Norton owns two restaurants on the Island, Murray’s and Mash. And it was his fascist, Jackboot treatment of his staff that was recently exposed in the blog of Nick Le Cornu, a member of the Island’s parliament.
          As a lawyer Le Cornu represented some of Norton’s bullied staff at the local Employment Tribunal. They were what Le Cornu described as disgruntled Romanians complaining of poor employment practices and an arbitrary hire and fire culture.
          Apparently Norton had complained that the locals were work-shy and that was evidently why he employed immigrants from Rumania.
          Blaming locals and saying they don’t have the work ethic to work hard, is a way of disguising the fact that employers want a workforce that does not complain about poor treatment, low wages and long and often anti social hours, Le Cornu claimed.

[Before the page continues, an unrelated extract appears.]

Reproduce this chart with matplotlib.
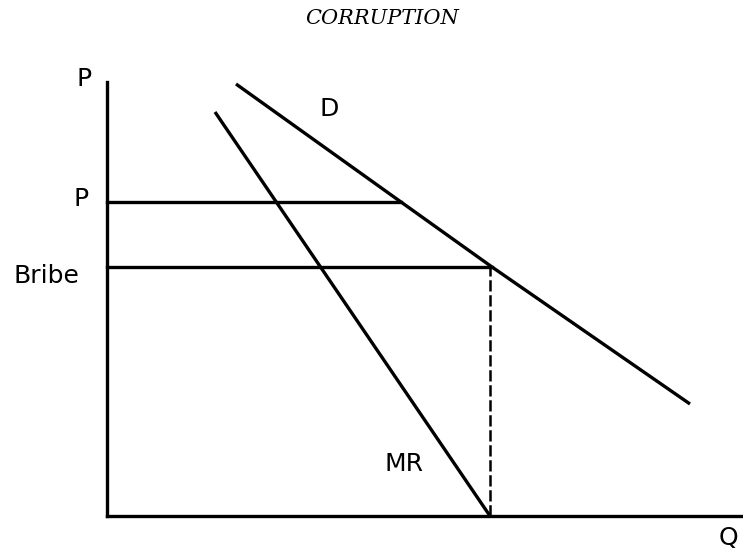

          Here are examples of what it is like to work for a serial bully.
          Eduard Brailescu, a chef, was summarily dismissed in September 2013 after not turning up for a morning shift at Murray’s. He had contacted the manager the previous evening saying that his landlord required him to vacate his room and the new accommodation he had found fell through, obliging him to search again urgently.
          His shift was easily covered between the head chef and another one.
          However this was not good enough for our serial bully. When Norton, who was on holiday in France, heard what had happened he instructed his manager to immediately fire the Romanian and employ another chef who had worked there before.
          To rub it in our power hungry serial bully refused to pay Eduard his month’s wages to the date of his dismissal.

          The Tribunal only awarded Eduard his unpaid wages and holiday pay, but significantly Le Cornu added, At the time of writing this remains unpaid.
          Another case involved a Romanian kitchen porter working at Mash who over slept and missed his morning shift when his mobile alarm failed to go off because the battery was flat. He charged it and rang to apologise only to be told to come in the next morning. He was then sacked and received no wages for hours worked or in lieu of notice. This was settled out of court.
          A Romanian waitress employed on a full time permanent contract at Murray’s also got the bully’s Nazi treatment when she refused to sign a new short term contract that would have terminated at the end of the season. She was given notice and dismissed on the same day as her proposed temporary contract would have ended.
          But as other people have proved in Jersey if you are part of the Establishment you can virtually get away with murder.

          Hopefully when it comes to the election the locals will remember that Norton doesn’t think much of them as a work force and that they will cast their votes accordingly.

P.S. Morgan recently stood unsuccessfully for the Jersey parliament, but with the backing of the Establishment the serial bully will unfortunately probably have better luck. But that’s the ‘Jersey Way’ as they say in this cyber-bullying capital of the world where a brave few are battling to get a semblance of justice from the administration.